Lorsqu’il a été désigné missionnaire royal, à l’automne dernier, Koen Geens était présenté par certains comme le favori du palais royal pour le Seize. Le poste de Premier ministre est une tradition au sein de son parti, qui serait bienvenue en cette période d’incertitude pour l’avenir du pays, comme un barrage contre le nationalisme flamand. A l’époque, le ministre de la Justice roulait toutefois pour un dialogue entre N-VA et PS qui a été torpillé par le président socialiste, Paul Magnette.

L’homme est affable, il incarne une certaine dignité de la fonction et, dans le cas qui nous occupe de la formation d’une Vivaldi avec le seul CD&V à bord (sans le CDH), il serait un peu la garantie dont le parti a besoin. En d’autres termes, alors que la base sociale-chrétienne est fébrile, le poste de Premier ministre permettrait au CD&V de contrôler l’agenda (pensons à la réforme de l’IVG ou aux avancées institutionnelles). Mais son parti est le Petit Poucet de cette formation, il irrite les autres par sa versatilité et Koen Geens lui-même ne serait plus forcément le favori en interne.

Alexander De Croo (Open VLD): la noblesse libérale

Vice-Premier ministre libéral flamand depuis octobre 2012, l’homme s’est imposé comme un poids lourd de la politique belge, l’air de ne pas y toucher. Ce n’était pourtant pas gagné: tout le monde se souvient que cet entrepreneur dans l’âme avait généré le chaos et le blocage de longue durée en « tirant la prise » du gouvernement Leterme pour réclamer une résolution rapide du dossier BHV (scission de l’arrondissement de Bruxelles-Hal-Vilvorde) alors qu’il était président de parti, en 2009. Depuis, l’incident est oublié, même si l’expression « tirer la prise » est devenue un classique: il s’est assagi, fait moins de vague et représente une forme de noblesse libérale d’antan.

Alexander De Croo a le désavantage d’incarner un profil trop « droitier » pour les socialistes francophones, notamment.

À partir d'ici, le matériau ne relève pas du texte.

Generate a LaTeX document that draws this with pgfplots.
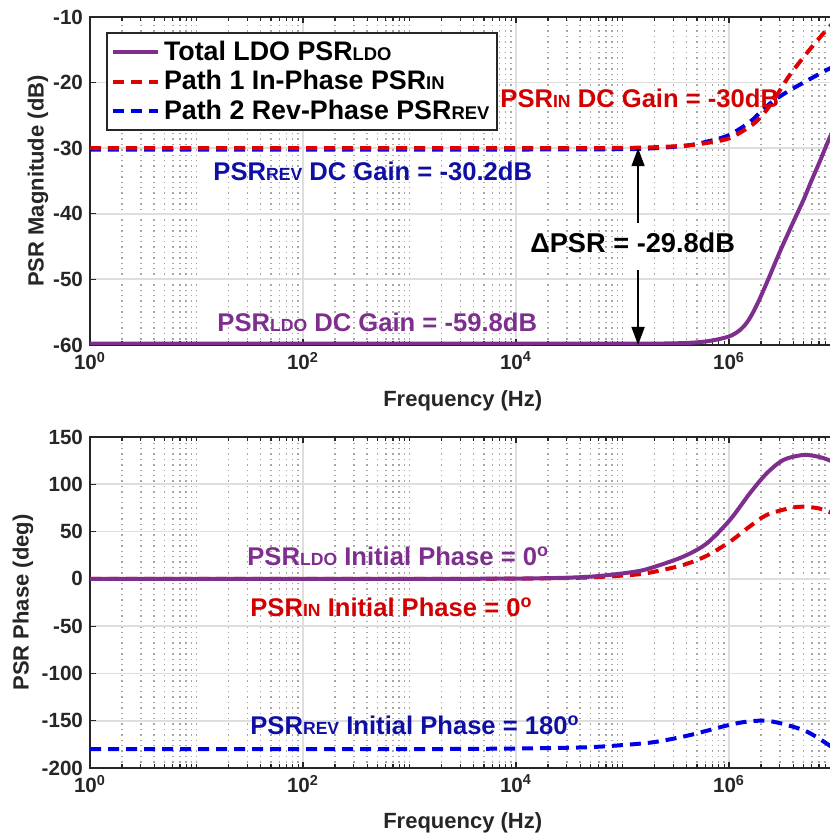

Mais il pourrait paradoxalement se servir de cet argument pour rassurer la Flandre orpheline de la N-VA, prompte à accuser la Vivaldi d’être précisément trop à gauche. Il pourrait aussi bénéficier de la rivalité entre PS et MR qui pourraient refuser l’un et l’autre de céder le Seize, très visible.

Paul Magnette (PS): la première famille

Le bourgmestre de Charleroi était un politologue réputé, cela reste un analyste fûté de la politique belge. Depuis plusieurs jours, Paul Magnette ne cache pas ses ambitions en affirmant qu’il ne « refuserait pas » si on lui proposait de devenir Premier ministre. Un euphémisme pour dire qu’il en rêve. Le président socialiste a un argument de poids: il est à la tête du premier parti de la première famille politique de la Vivaldi. En soi, cela devrait suffire à la propulser au Seize. De là, le président socialiste pourrait en outre contrôler la relance qu’il appelle de ses voeux et les accents sociaux du gouvernement, tout en écartant le MR de son piédestal.

C’est précisément ce qui pourrait lui coûter le poste: les libéraux francophones ne veulent pas de lui car il donnerait l’image d’une coalition « trop à gauche », alors qu’elle penche déjà naturellement de ce côté avec la présence des écologistes. Paul Magnette est en outre « trop francophone » pour une minorité flamande (singulièrement le CD&V et l’Open VLD) qui serait continuellement attaquée par la N-VA et le Vlaams Belang comme étant le « torchon du PS ». Parfait bilingue, le président du PS a pourtant l’argument de poids d’être le plus fort et, s’il ne le concrétise pas au Seize, il pourrait le monnayer très cher.

Un lapin du chapeau royal

Comme au Tour de France, si ses quatre favoris venaient à se neutraliser, il n’est pas impossible que le palais royal (avec l’assentiment des partis) finissent par s’entendre sur un profil plus « lisse » ou davantage de naturer à donner des garanties pour cimenter le tout. On songe aux trois autres présidents de partis flamands: Egbert Lachaert (Open VLD, qui a porté tout le processus de préformation), Joachim Coens (CD&V) ou Conner Rousseau (SP.A). Tous trois n’affichent pas d’ambition. Les écologistes semblent hors-jeu: le palais ne leur a accordé jusqu’ici aucune mission.